On the evening of February 1st, over a hundred Barnard and Columbia students, many of whom had never set foot in the Kraft Center Hillel building, celebrated the opening of Café Nana, a student-run, Middle Eastern/Israeli-themed café. Partygoers were regaled by belly dancers while sipping fair trade coffee, and reclining on pillows in “Moroccan-style” tents.
Consistent with its intention of drawing attention to the diversity of global Jewish culture, Café Nana wants to make the Jewish student center an open place for everyone, and it appeals to customers of any or no religious affiliation. The Café also serves coffee that supports an interfaith Ugandan coffee farmers’ collective, with the motto, “Not just a cup, but a just cup.”
Café Nana sets out to serve coffee with justice. But does it live up to its ideals?

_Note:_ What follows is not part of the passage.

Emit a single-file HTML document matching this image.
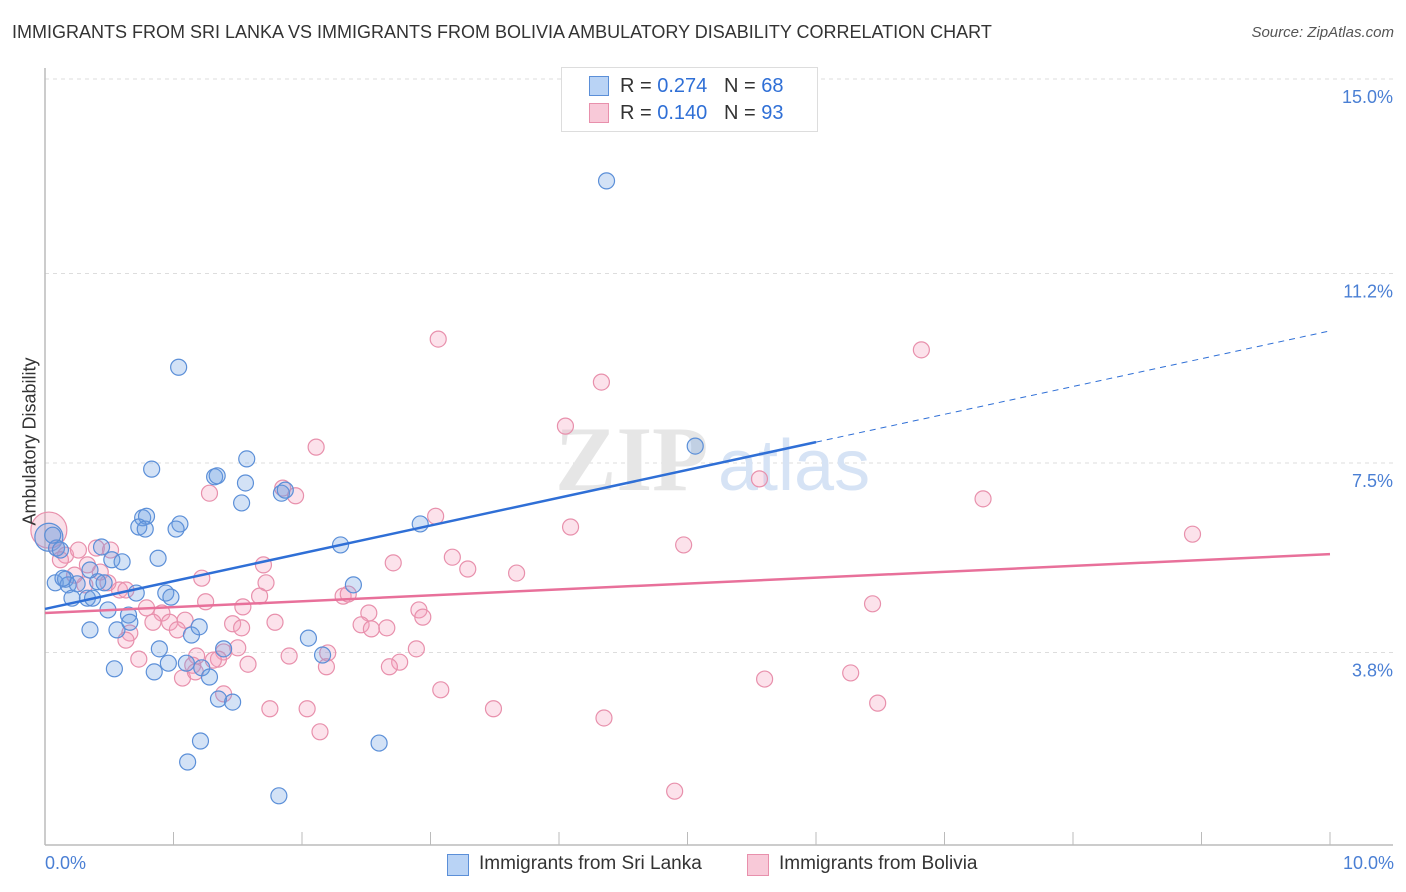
<!DOCTYPE html>
<html><head><meta charset="utf-8"><style>
body{margin:0;background:#fff;font-family:"Liberation Sans",sans-serif}
#wrap{position:relative;width:1406px;height:892px}
.t{position:absolute;white-space:nowrap}
</style></head><body>
<div id="wrap">
<div class="t" style="left:12px;top:22px;font-size:18px;color:#333">IMMIGRANTS FROM SRI LANKA VS IMMIGRANTS FROM BOLIVIA AMBULATORY DISABILITY CORRELATION CHART</div>
<div class="t" style="right:12px;top:24px;font-size:15px;color:#555;font-style:italic">Source: ZipAtlas.com</div>
<svg id="svg" width="1406" height="892" style="position:absolute;left:0;top:0"></svg>
</div>
<script>
const xTicks=[0,1,2,3,4,5,6,7,8,9,10];
const yTicks=[3.8,7.5,11.2,15.0];
const yTickLabels=["3.8%","7.5%","11.2%","15.0%"];
const blueX=[4.37,1.04,0.83,1.57,1.32,1.34,1.56,1.53,1.84,1.87,0.76,0.79,0.73,0.78,1.05,1.02,2.92,2.30,0.88,0.44,0.52,0.60,0.09,0.06,0.08,0.16,0.18,0.25,0.21,0.33,0.37,0.41,0.49,0.71,0.94,0.98,0.65,0.35,0.56,0.66,0.89,1.14,1.20,0.85,0.96,1.10,1.22,1.28,1.39,0.54,1.35,1.46,2.05,2.16,2.40,1.21,1.11,2.60,1.82,5.06,0.46,0.12,0.35,0.14];
const blueY=[13.01,9.37,7.38,7.58,7.23,7.25,7.11,6.72,6.91,6.97,6.43,6.46,6.25,6.21,6.31,6.21,6.31,5.90,5.64,5.86,5.61,5.57,5.84,6.09,5.16,5.23,5.12,5.14,4.86,4.86,4.86,5.18,4.63,4.96,4.96,4.88,4.53,4.24,4.24,4.39,3.87,4.14,4.30,3.42,3.59,3.59,3.50,3.32,3.87,3.48,2.89,2.83,4.08,3.75,5.12,2.07,1.66,2.03,1.00,7.83,5.16,5.80,5.41,5.25];
const pinkX=[3.06,6.82,4.33,4.05,2.11,5.56,7.30,8.93,4.09,4.97,3.04,1.28,1.85,1.95,3.17,3.29,3.67,2.71,1.70,1.72,1.22,1.67,1.54,1.25,0.79,0.91,0.97,1.09,1.03,0.84,0.66,0.63,1.46,1.53,1.79,2.32,2.36,2.52,2.46,2.54,2.66,2.91,2.94,2.20,2.19,1.90,1.50,1.39,1.35,1.18,1.15,1.07,1.17,1.31,0.73,1.58,2.76,2.68,2.89,3.08,1.39,1.75,2.04,2.14,3.49,4.35,5.60,6.27,6.48,6.44,4.90,0.09,0.16,0.26,0.40,0.51,0.43,0.31,0.58,0.49,0.23,0.33,0.63,0.12];
const pinkY=[9.92,9.71,9.08,8.22,7.81,7.19,6.80,6.11,6.25,5.90,6.46,6.91,7.01,6.86,5.66,5.43,5.35,5.55,5.51,5.16,5.25,4.90,4.69,4.79,4.67,4.57,4.39,4.43,4.24,4.39,4.18,4.04,4.36,4.28,4.39,4.90,4.94,4.57,4.34,4.26,4.28,4.63,4.49,3.79,3.52,3.73,3.89,3.81,3.67,3.73,3.55,3.30,3.42,3.65,3.67,3.57,3.61,3.52,3.87,3.07,2.99,2.70,2.70,2.25,2.70,2.52,3.28,3.40,2.81,4.75,1.09,5.84,5.70,5.80,5.84,5.80,5.37,5.12,5.02,5.16,5.31,5.51,5.02,5.61];
const blueBigX=[0.03], blueBigY=[6.05];
const pinkBigX=[0.03], pinkBigY=[6.19];
const blueTrend=[4.65,0.543]; // intercept, slope
const pinkTrend=[4.57,0.115];
const blueSolidEnd=6.0;

const X0=45,X1=1330,YT=79,PXPER=51.2;
const sx=v=>X0+(X1-X0)*v/10;
const sy=v=>YT+(15-v)*PXPER;
const svg=document.getElementById('svg');
const NS='http://www.w3.org/2000/svg';
function mk(tag,attrs){const e=document.createElementNS(NS,tag);for(const k in attrs)e.setAttribute(k,attrs[k]);svg.appendChild(e);return e;}

yTicks.forEach((v,i)=>{
  const g=mk('line',{x1:45,x2:1393,y1:sy(v),y2:sy(v),stroke:'#ddd','stroke-dasharray':'4,4'});
  
  
  const t=mk('text',{x:1393,y:sy(v)+24,'text-anchor':'end','font-size':18,fill:'#4a7fd4','font-family':'Liberation Sans, sans-serif'});
  t.textContent=yTickLabels[i];
  
  
});
const ax=mk('line',{x1:45,x2:45,y1:68,y2:845,stroke:'#bbb','stroke-width':1.5});


const bx=mk('line',{x1:45,x2:1393,y1:845,y2:845,stroke:'#bbb','stroke-width':1.5});


xTicks.forEach(v=>{
  const l=mk('line',{x1:sx(v),x2:sx(v),y1:832,y2:845,stroke:'#bbb'});
  
  
});
// watermark
const wm=mk('text',{x:555,y:490,'font-size':92,fill:'#e6e6e6','font-family':'Liberation Serif, serif','font-weight':'bold'});
wm.textContent='ZIP';


const wm2=mk('text',{x:718,y:490,'font-size':72,fill:'#d6e3f5','font-family':'Liberation Sans, sans-serif'});
wm2.textContent='atlas';



function dots(xs,ys,fill,stroke,r,name){
  xs.forEach((x,i)=>{
    const c=mk('circle',{cx:sx(x),cy:sy(ys[i]),r:r,fill:fill,stroke:stroke,'stroke-width':1.2});
    
    
  });
}
dots(pinkBigX,pinkBigY,'rgba(240,150,180,0.3)','#e890ac',18,'bolivia-point-large');
dots(blueBigX,blueBigY,'rgba(110,160,225,0.3)','#5b8fd8',14,'sri-lanka-point-large');
dots(pinkX,pinkY,'rgba(245,160,190,0.3)','#e890ac',8,'bolivia-point');
dots(blueX,blueY,'rgba(110,160,225,0.3)','#5b8fd8',8,'sri-lanka-point');

const bt=x=>blueTrend[0]+blueTrend[1]*x, pt=x=>pinkTrend[0]+pinkTrend[1]*x;
let l=mk('line',{x1:sx(0),y1:sy(bt(0)),x2:sx(blueSolidEnd),y2:sy(bt(blueSolidEnd)),stroke:'#2f6fd6','stroke-width':2.5});


l=mk('line',{x1:sx(blueSolidEnd),y1:sy(bt(blueSolidEnd)),x2:sx(10),y2:sy(bt(10)),stroke:'#2f6fd6','stroke-width':1,'stroke-dasharray':'6,5'});


l=mk('line',{x1:sx(0),y1:sy(pt(0)),x2:sx(10),y2:sy(pt(10)),stroke:'#e8709a','stroke-width':2.5});


</script>
<div class="t" style="left:-40px;top:445px;transform:rotate(-90deg);font-size:18px;color:#333;width:140px;text-align:center">Ambulatory Disability</div>
<div class="t" style="left:45px;top:853px;font-size:18px;color:#4a7fd4">0.0%</div>
<div class="t" style="right:12px;top:853px;font-size:18px;color:#4a7fd4">10.0%</div>
<div style="position:absolute;left:561px;top:67px;width:255px;height:63px;border:1px solid #ddd;background:#fff;font-size:20px;color:#333">
 <div style="position:absolute;left:27px;top:8px;width:18px;height:18px;background:#b9d3f5;border:1px solid #5b8fd8"></div>
 <div class="t" style="left:58px;top:7px">R = <span style="color:#2f6fd6">0.274</span>&nbsp;&nbsp;&nbsp;N = <span style="color:#2f6fd6">68</span></div>
 <div style="position:absolute;left:27px;top:35px;width:18px;height:18px;background:#f8c9d8;border:1px solid #e890ac"></div>
 <div class="t" style="left:58px;top:34px">R = <span style="color:#2f6fd6">0.140</span>&nbsp;&nbsp;&nbsp;N = <span style="color:#2f6fd6">93</span></div>
</div>
<div style="position:absolute;left:447px;top:853px;font-size:19px;color:#333">
 <div style="position:absolute;left:0;top:1px;width:20px;height:20px;background:#b9d3f5;border:1px solid #5b8fd8"></div>
 <div class="t" style="left:32px;top:0">Immigrants from Sri Lanka</div></div>
<div style="position:absolute;left:747px;top:853px;font-size:19px;color:#333">
 <div style="position:absolute;left:0;top:1px;width:20px;height:20px;background:#f8c9d8;border:1px solid #e890ac"></div>
 <div class="t" style="left:32px;top:0">Immigrants from Bolivia</div></div>
</body></html>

The café highlights both the admirable intentions and the glaring deficiencies of a multicultural, tolerant approach that tries to promote diversity as if it exists in a vacuum, apart from history and dynamics of power. This point is best illustrated not through post-colonial, subaltern jargon (of which Columbia knows no shortage), but simply by imagining the tents of Café Nana through the eyes of a truly diverse clientele:
Imagine an older Moroccan Israeli Jew for whom the romanticized tents of the café might recall the shoddy conditions and tents of the “transit camps” where hundreds of thousands of Mizrakhi (Middle Eastern) Jews were housed upon immigrating to Israel—camps that marked the beginning of the ongoing marginalization of Mizrakhim in Israel.
Imagine an American Columbia or Barnard student reading the school’s unofficial core book, Edward Said’s Orientalism, seated in Nana’s “authentic,” ambiguously Oriental décor, luxuriating in the invented exoticism of the “Moroccan”/Palestinian atmosphere.
Imagine Jewish American students reclining on cushions brought from the Muslim Quarter of reunited/occupied Jerusalem, discussing plans to move to an Israeli settlement, recalling time they spent studying in a religious school in the Occupied Territories, or remembering the ever popular “Bedouin Tent night,” a mainstay of organized American youth trips to Israel.
Imagine a Palestinian refugee, having walked past the American and Israeli flags in Hillel’s lobby, past the Café Nana sign inviting her to “A Taste of Home,” ordering one of the café’s Israel-themed sandwiches—perhaps the Khayal (Hebrew for “soldier”).
For none of these potential patrons is Café Nana an apolitical scene. Some are more conscious of this context than others, but every patron of the café is operating within a physical manifestation—a celebration—of the political relationships between a Manhattan Jewish community and various (Jewish and non-Jewish) Arab cultures.
The café’s Moroccan tents and Israeli themes implicitly call to mind the ongoing discrimination against Mizrakhi Jews in Israel, the Western colonial and neo-colonial exoticization of the “Orient,” and the Jewish state’s 39-year-and-counting occupation of the West Bank and its refusal to allow Palestinian refugees to return to their homes.
Despite these allusions, many people from a variety of backgrounds (including Mizrakhi Jews) are very excited about the café. Many appreciate the founders’ vision of a neutral, tolerant project, and their impulse is especially understandable at this particular campus. After its Middle Eastern and Asian Languages and Cultures department was hurled into the international spotlight last year, many members of the Columbia community are reluctant to analyze their roles in – and the ramifications of – the Israeli/Palestinian conflict.
But no pro-Israel American space that so self-consciously creates a bastion of Eastern romanticization can avoid confronting the context of international politics. The attempt to depoliticize and obscure the power relations of intercultural and interfaith initiatives is itself a political move that silences critique. Café Nana, with its bold fabrics, brocade pillows, and blithely military-themed sandwiches, acts as a tacit affirmation of the status quo.
In their efforts to raise awareness of Jewish diversity and build community, the founders of the new café have invited us to think critically about power and exclusion. This Pandora’s Box cannot be forced shut. One cannot remove a cup of coffee from its source any more than one can extract Café Nana from the political agendas that it both serves and represents.